Whereas a missional Christian is first and foremost a theologian, he also is a student of other disciplines such as global studies, current affairs, world religions, anthropology, and sociology. In studying global studies and current affairs, he gains an understanding of the international and regional context within which he ministers. In studying world religions, he learns to understand the core religious beliefs and religious practices of those to whom he will minister. In sociology and anthropology, he learns to pay careful attention to the immediate social and cultural context. Although he may never be an expert in these disciplines, he uses them insomuch as they are helpful in order to understand the global, cultural, social, and personal contexts of those to whom he ministers.

Indeed, our goal is to send forth missionaries who are grounded in the scriptures, culturally sensitive, prepared to make disciples, and equipped to plant churches. These churches should be healthy, reproductive, and able to reach their own people group and nation. In doing so, we must meet several challenges.

One challenge is that of focus. With a limited number of missionaries, to which parts of the globe do we send missionaries? It is our conviction that the majority of international missionaries should be sent to unreached people groups, have little or no access to the gospel. There are vast stretches of the globe (Asia and Africa in particular) where a person could leave his house and search for days and weeks and months and never find a church, a Christian, or a Bible in his language. In these places there is no church that is capable of reaching its own culture. It is our conviction that we should take the gospel to these people groups.

Another challenge is that of strategy. What is the central focus of our missionaries? It is our conviction, along with that of the International Mission Board, that our focus should be church planting. We seek to plant churches whose immediate goal it is to plant other churches, until there is a cascading chain of churches planting churches. Indeed, it is our hope that there will be a church planted within walking distance of every house in the world.

A final challenge is contextualization. In order for the gospel to be preached contextually, it must be preached faithfully, meaningfully, and dialogically.
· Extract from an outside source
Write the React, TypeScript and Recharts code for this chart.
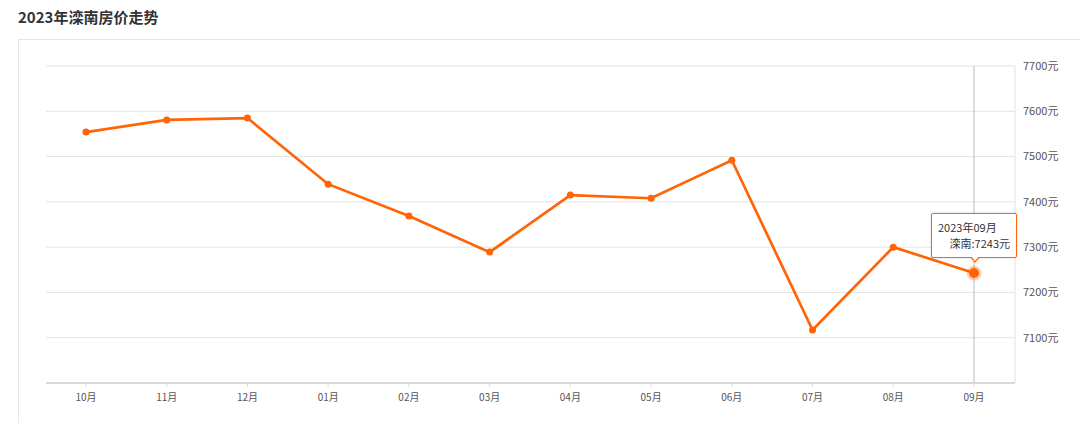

It must be preached faithfully, being defined and delimited by the Scriptures. It must be preached meaningfully, in such a manner that the hearer understands the gospel in the same way that the preacher intends it. And it must be preached dialogically, in conversation with the host culture, as they prayerfully seek to allow the gospel to critique the very language and categories of their own culture.


What, then, is our task? Our task is to make the gospel readily accessible to every tribe, tongue, people and nation; it is to do so even in the face of formidable financial challenges and potential personal cost, to do so joyfully even when we might suffer for the sake of the gospel. This is no small task.

The magnitude of our task, however, is matched and exceeded by the magnitude of our biblical convictions: That God is a missionary God; that all people without Christ are lost; that a central theme in the Scriptures is God’s desire to win the nations unto Himself; that since the coming of His Son, God has chosen that all saving faith be consciously focused on Christ; that the church’s task in each generation is to proclaim the gospel to her generation; and that this progress of the gospel to the ends of the earth may be hindered temporarily, but we have no doubt about its final triumph.


[1] Ed Stetzer, Planting Missional Churches (Nashville: B&H, 2006), 19.